Start

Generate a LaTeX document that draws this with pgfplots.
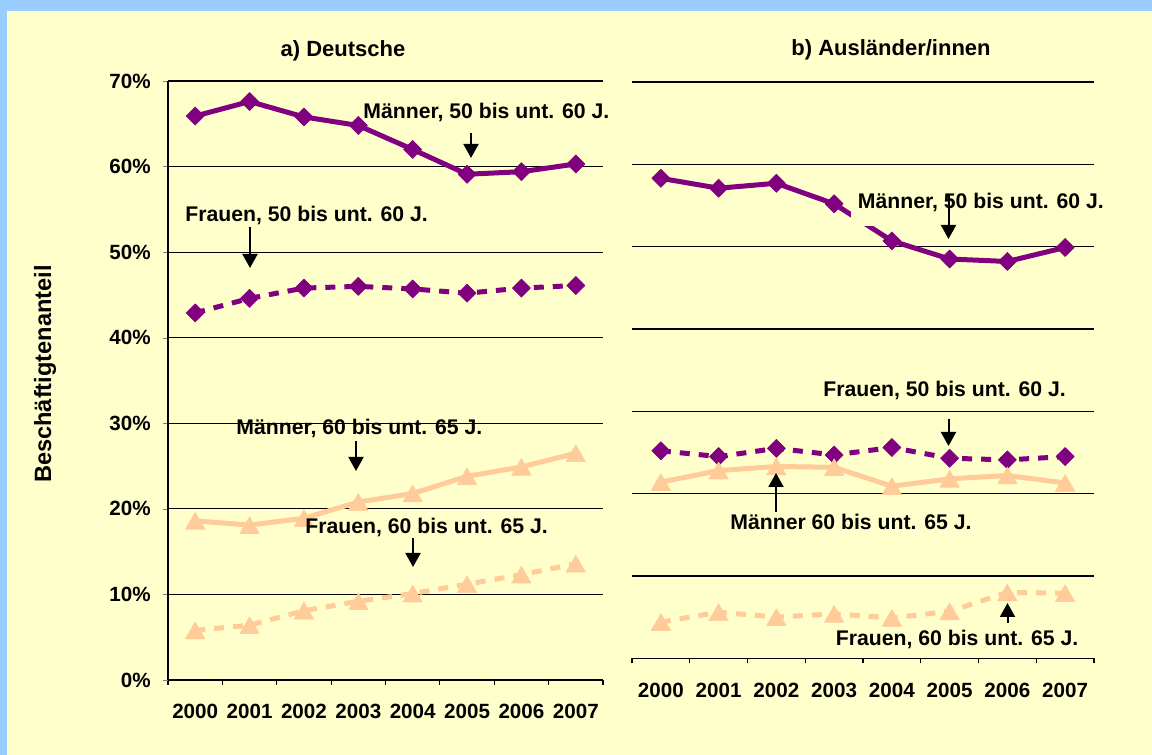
\documentclass[border=0pt]{standalone}
\usepackage{fontspec}
\setmainfont{Liberation Sans}
\usepackage{pgfplots}
\pgfplotsset{compat=1.18}
\usetikzlibrary{arrows.meta}
\definecolor{bgyellow}{HTML}{FFFFCC}
\definecolor{bgblue}{HTML}{99CCFF}
\definecolor{lila}{HTML}{800080}
\definecolor{peach}{HTML}{FFCC99}
\newcommand{\tfont}{\fontsize{10.3}{12}\selectfont\bfseries}
\newcommand{\afont}{\fontsize{10.6}{12}\selectfont\bfseries}
\pgfplotsset{
  panel/.style={
    scale only axis, clip=false,
    xmin=0, xmax=8, ymin=0, ymax=70,
    axis x line*=bottom, axis y line*=left,
    axis line style={black, line width=0.6pt, -},
    xtick={0.5,1.5,...,7.5},
    xticklabels={2000,2001,2002,2003,2004,2005,2006,2007},
    minor xtick={0,1,...,8},
    major x tick style={draw=none},
    minor x tick style={black, line width=0.6pt},
    minor tick length=2.5pt, major tick length=2.5pt,
    tick align=outside,
    ytick={0,10,...,70},
    ymajorgrids, major grid style={black, line width=0.6pt},
    xticklabel style={font=\tfont, anchor=base, inner sep=0pt, yshift=-17pt},
    yticklabel style={font=\tfont, anchor=east, inner sep=0pt, xshift=-6pt},
  },
  m50/.style={lila, line width=2.5pt, line join=round, mark=square*, mark size=3.2pt, mark options={solid, rotate=45, line width=0.3pt}},
  f50/.style={m50, dash pattern=on 5pt off 4.5pt},
  m60/.style={peach, line width=2.5pt, line join=round, mark=triangle*, mark size=5.6pt, mark options={solid, yshift=-1.4pt, line width=0.3pt}},
  f60/.style={m60, dash pattern=on 5pt off 4.5pt},
}
\begin{document}
\begin{tikzpicture}
\begin{scope}[x=0.5pt, y=-0.5pt, shift={(0pt,377.5pt)}]
  \fill[bgblue] (0,0) rectangle (1152,755);
  \fill[bgyellow] (7,11) rectangle (1152,755);
\end{scope}

\begin{axis}[panel, at={(84pt,37.5pt)}, anchor=south west, width=217.5pt, height=299.5pt,
  yticklabels={0\%,10\%,20\%,30\%,40\%,50\%,60\%,70\%}]
\addplot[m50] coordinates {(0.5,65.9)(1.5,67.6)(2.5,65.8)(3.5,64.8)(4.5,62.0)(5.5,59.1)(6.5,59.4)(7.5,60.3)};
\addplot[f50] coordinates {(0.5,42.9)(1.5,44.6)(2.5,45.8)(3.5,46.0)(4.5,45.7)(5.5,45.2)(6.5,45.8)(7.5,46.1)};
\addplot[m60] coordinates {(0.5,18.6)(1.5,18.1)(2.5,18.9)(3.5,20.8)(4.5,21.8)(5.5,23.8)(6.5,24.9)(7.5,26.5)};
\addplot[f60] coordinates {(0.5,5.8)(1.5,6.4)(2.5,8.1)(3.5,9.2)(4.5,10.1)(5.5,11.2)(6.5,12.3)(7.5,13.6)};
\end{axis}

\begin{axis}[panel, at={(316pt,48.35pt)}, anchor=south west, width=231pt, height=288.15pt,
  y axis line style={draw=none}, major y tick style={draw=none}, yticklabels={,,,,,,,}]
\addplot[m50] coordinates {(0.5,58.3)(1.5,57.1)(2.5,57.7)(3.5,55.2)(4.5,50.7)(5.5,48.5)(6.5,48.2)(7.5,49.9)};
\addplot[f50] coordinates {(0.5,25.2)(1.5,24.5)(2.5,25.5)(3.5,24.7)(4.5,25.6)(5.5,24.3)(6.5,24.1)(7.5,24.5)};
\addplot[m60] coordinates {(0.5,21.4)(1.5,22.8)(2.5,23.3)(3.5,23.2)(4.5,20.9)(5.5,21.8)(6.5,22.2)(7.5,21.3)};
\addplot[f60] coordinates {(0.5,4.4)(1.5,5.6)(2.5,5.0)(3.5,5.4)(4.5,4.9)(5.5,5.7)(6.5,8.0)(7.5,7.9)};
\end{axis}

\begin{scope}[x=0.5pt, y=-0.5pt, shift={(0pt,377.5pt)}]
  % titles
  \node[anchor=base, inner sep=0pt, font=\fontsize{11}{13}\selectfont\bfseries] at (343,57) {a) Deutsche};
  \node[anchor=base, inner sep=0pt, font=\fontsize{11}{13}\selectfont\bfseries] at (891,56) {b) Ausländer/innen};
  \node[rotate=90, anchor=base, inner sep=0pt, font=\fontsize{11.8}{13}\selectfont\bfseries] at (51,374) {Beschäftigtenanteil};
  % left annotations
  \node[anchor=base west, inner sep=0pt, font=\afont] at (363,119) {Männer, 50 bis unt. 60 J.};
  \node[anchor=base west, inner sep=0pt, font=\afont] at (185,222) {Frauen, 50 bis unt. 60 J.};
  \node[anchor=base west, inner sep=0pt, font=\afont] at (236,435) {Männer, 60 bis unt. 65 J.};
  \node[anchor=base west, inner sep=0pt, font=\afont] at (305,534) {Frauen, 60 bis unt. 65 J.};
  % right annotations
  \fill[bgyellow] (851,180) rectangle (1108,226);
  \node[anchor=base west, inner sep=0pt, font=\afont] at (857.5,209) {Männer, 50 bis unt. 60 J.};
  \node[anchor=base west, inner sep=0pt, font=\afont] at (823,397) {Frauen, 50 bis unt. 60 J.};
  \node[anchor=base west, inner sep=0pt, font=\afont] at (730,530) {Männer 60 bis unt. 65 J.};
  \node[anchor=base west, inner sep=0pt, font=\afont] at (835.5,646) {Frauen, 60 bis unt. 65 J.};
  % arrows
  \begin{scope}[black, line width=1pt, -{Triangle[width=7.5pt,length=7pt]}]
    \draw (471,133) -- (471,158);
    \draw (250,227) -- (250,268);
    \draw (356,441) -- (356,471);
    \draw (413,538) -- (413,567);
    \draw (948.5,194) -- (948.5,239);
    \draw (948.5,419) -- (948.5,446);
    \draw (776,512) -- (776,473);
    \draw (1007.5,623) -- (1007.5,603);
  \end{scope}
\end{scope}
\end{tikzpicture}
\end{document}
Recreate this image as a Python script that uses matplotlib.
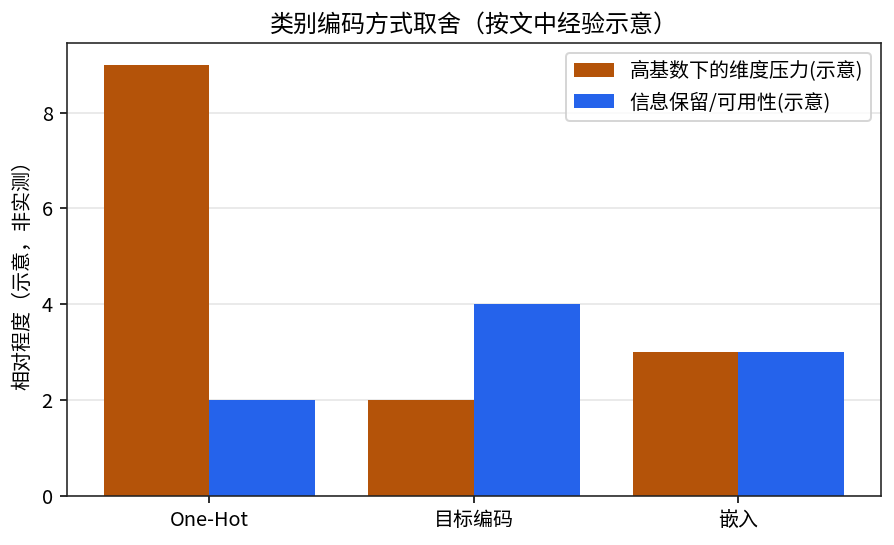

End

WRITTEN PROBLEM – Copy out every line of the material above exactly, skipping the pictures.

SOLUTION –
Generate a LaTeX document that draws this with pgfplots.
\documentclass[border=0pt]{standalone}
\usepackage{fontspec}
\setmainfont{Liberation Sans}
\usepackage{pgfplots}
\pgfplotsset{compat=1.18}
\usetikzlibrary{arrows.meta}
\definecolor{bgyellow}{HTML}{FFFFCC}
\definecolor{bgblue}{HTML}{99CCFF}
\definecolor{lila}{HTML}{800080}
\definecolor{peach}{HTML}{FFCC99}
\newcommand{\tfont}{\fontsize{10.3}{12}\selectfont\bfseries}
\newcommand{\afont}{\fontsize{10.6}{12}\selectfont\bfseries}
\pgfplotsset{
  panel/.style={
    scale only axis, clip=false,
    xmin=0, xmax=8, ymin=0, ymax=70,
    axis x line*=bottom, axis y line*=left,
    axis line style={black, line width=0.6pt, -},
    xtick={0.5,1.5,...,7.5},
    xticklabels={2000,2001,2002,2003,2004,2005,2006,2007},
    minor xtick={0,1,...,8},
    major x tick style={draw=none},
    minor x tick style={black, line width=0.6pt},
    minor tick length=2.5pt, major tick length=2.5pt,
    tick align=outside,
    ytick={0,10,...,70},
    ymajorgrids, major grid style={black, line width=0.6pt},
    xticklabel style={font=\tfont, anchor=base, inner sep=0pt, yshift=-17pt},
    yticklabel style={font=\tfont, anchor=east, inner sep=0pt, xshift=-6pt},
  },
  m50/.style={lila, line width=2.5pt, line join=round, mark=square*, mark size=3.2pt, mark options={solid, rotate=45, line width=0.3pt}},
  f50/.style={m50, dash pattern=on 5pt off 4.5pt},
  m60/.style={peach, line width=2.5pt, line join=round, mark=triangle*, mark size=5.6pt, mark options={solid, yshift=-1.4pt, line width=0.3pt}},
  f60/.style={m60, dash pattern=on 5pt off 4.5pt},
}
\begin{document}
\begin{tikzpicture}
\begin{scope}[x=0.5pt, y=-0.5pt, shift={(0pt,377.5pt)}]
  \fill[bgblue] (0,0) rectangle (1152,755);
  \fill[bgyellow] (7,11) rectangle (1152,755);
\end{scope}

\begin{axis}[panel, at={(84pt,37.5pt)}, anchor=south west, width=217.5pt, height=299.5pt,
  yticklabels={0\%,10\%,20\%,30\%,40\%,50\%,60\%,70\%}]
\addplot[m50] coordinates {(0.5,65.9)(1.5,67.6)(2.5,65.8)(3.5,64.8)(4.5,62.0)(5.5,59.1)(6.5,59.4)(7.5,60.3)};
\addplot[f50] coordinates {(0.5,42.9)(1.5,44.6)(2.5,45.8)(3.5,46.0)(4.5,45.7)(5.5,45.2)(6.5,45.8)(7.5,46.1)};
\addplot[m60] coordinates {(0.5,18.6)(1.5,18.1)(2.5,18.9)(3.5,20.8)(4.5,21.8)(5.5,23.8)(6.5,24.9)(7.5,26.5)};
\addplot[f60] coordinates {(0.5,5.8)(1.5,6.4)(2.5,8.1)(3.5,9.2)(4.5,10.1)(5.5,11.2)(6.5,12.3)(7.5,13.6)};
\end{axis}

\begin{axis}[panel, at={(316pt,48.35pt)}, anchor=south west, width=231pt, height=288.15pt,
  y axis line style={draw=none}, major y tick style={draw=none}, yticklabels={,,,,,,,}]
\addplot[m50] coordinates {(0.5,58.3)(1.5,57.1)(2.5,57.7)(3.5,55.2)(4.5,50.7)(5.5,48.5)(6.5,48.2)(7.5,49.9)};
\addplot[f50] coordinates {(0.5,25.2)(1.5,24.5)(2.5,25.5)(3.5,24.7)(4.5,25.6)(5.5,24.3)(6.5,24.1)(7.5,24.5)};
\addplot[m60] coordinates {(0.5,21.4)(1.5,22.8)(2.5,23.3)(3.5,23.2)(4.5,20.9)(5.5,21.8)(6.5,22.2)(7.5,21.3)};
\addplot[f60] coordinates {(0.5,4.4)(1.5,5.6)(2.5,5.0)(3.5,5.4)(4.5,4.9)(5.5,5.7)(6.5,8.0)(7.5,7.9)};
\end{axis}

\begin{scope}[x=0.5pt, y=-0.5pt, shift={(0pt,377.5pt)}]
  % titles
  \node[anchor=base, inner sep=0pt, font=\fontsize{11}{13}\selectfont\bfseries] at (343,57) {a) Deutsche};
  \node[anchor=base, inner sep=0pt, font=\fontsize{11}{13}\selectfont\bfseries] at (891,56) {b) Ausländer/innen};
  \node[rotate=90, anchor=base, inner sep=0pt, font=\fontsize{11.8}{13}\selectfont\bfseries] at (51,374) {Beschäftigtenanteil};
  % left annotations
  \node[anchor=base west, inner sep=0pt, font=\afont] at (363,119) {Männer, 50 bis unt. 60 J.};
  \node[anchor=base west, inner sep=0pt, font=\afont] at (185,222) {Frauen, 50 bis unt. 60 J.};
  \node[anchor=base west, inner sep=0pt, font=\afont] at (236,435) {Männer, 60 bis unt. 65 J.};
  \node[anchor=base west, inner sep=0pt, font=\afont] at (305,534) {Frauen, 60 bis unt. 65 J.};
  % right annotations
  \fill[bgyellow] (851,180) rectangle (1108,226);
  \node[anchor=base west, inner sep=0pt, font=\afont] at (857.5,209) {Männer, 50 bis unt. 60 J.};
  \node[anchor=base west, inner sep=0pt, font=\afont] at (823,397) {Frauen, 50 bis unt. 60 J.};
  \node[anchor=base west, inner sep=0pt, font=\afont] at (730,530) {Männer 60 bis unt. 65 J.};
  \node[anchor=base west, inner sep=0pt, font=\afont] at (835.5,646) {Frauen, 60 bis unt. 65 J.};
  % arrows
  \begin{scope}[black, line width=1pt, -{Triangle[width=7.5pt,length=7pt]}]
    \draw (471,133) -- (471,158);
    \draw (250,227) -- (250,268);
    \draw (356,441) -- (356,471);
    \draw (413,538) -- (413,567);
    \draw (948.5,194) -- (948.5,239);
    \draw (948.5,419) -- (948.5,446);
    \draw (776,512) -- (776,473);
    \draw (1007.5,623) -- (1007.5,603);
  \end{scope}
\end{scope}
\end{tikzpicture}
\end{document}
Recreate this image as a Python script that uses matplotlib.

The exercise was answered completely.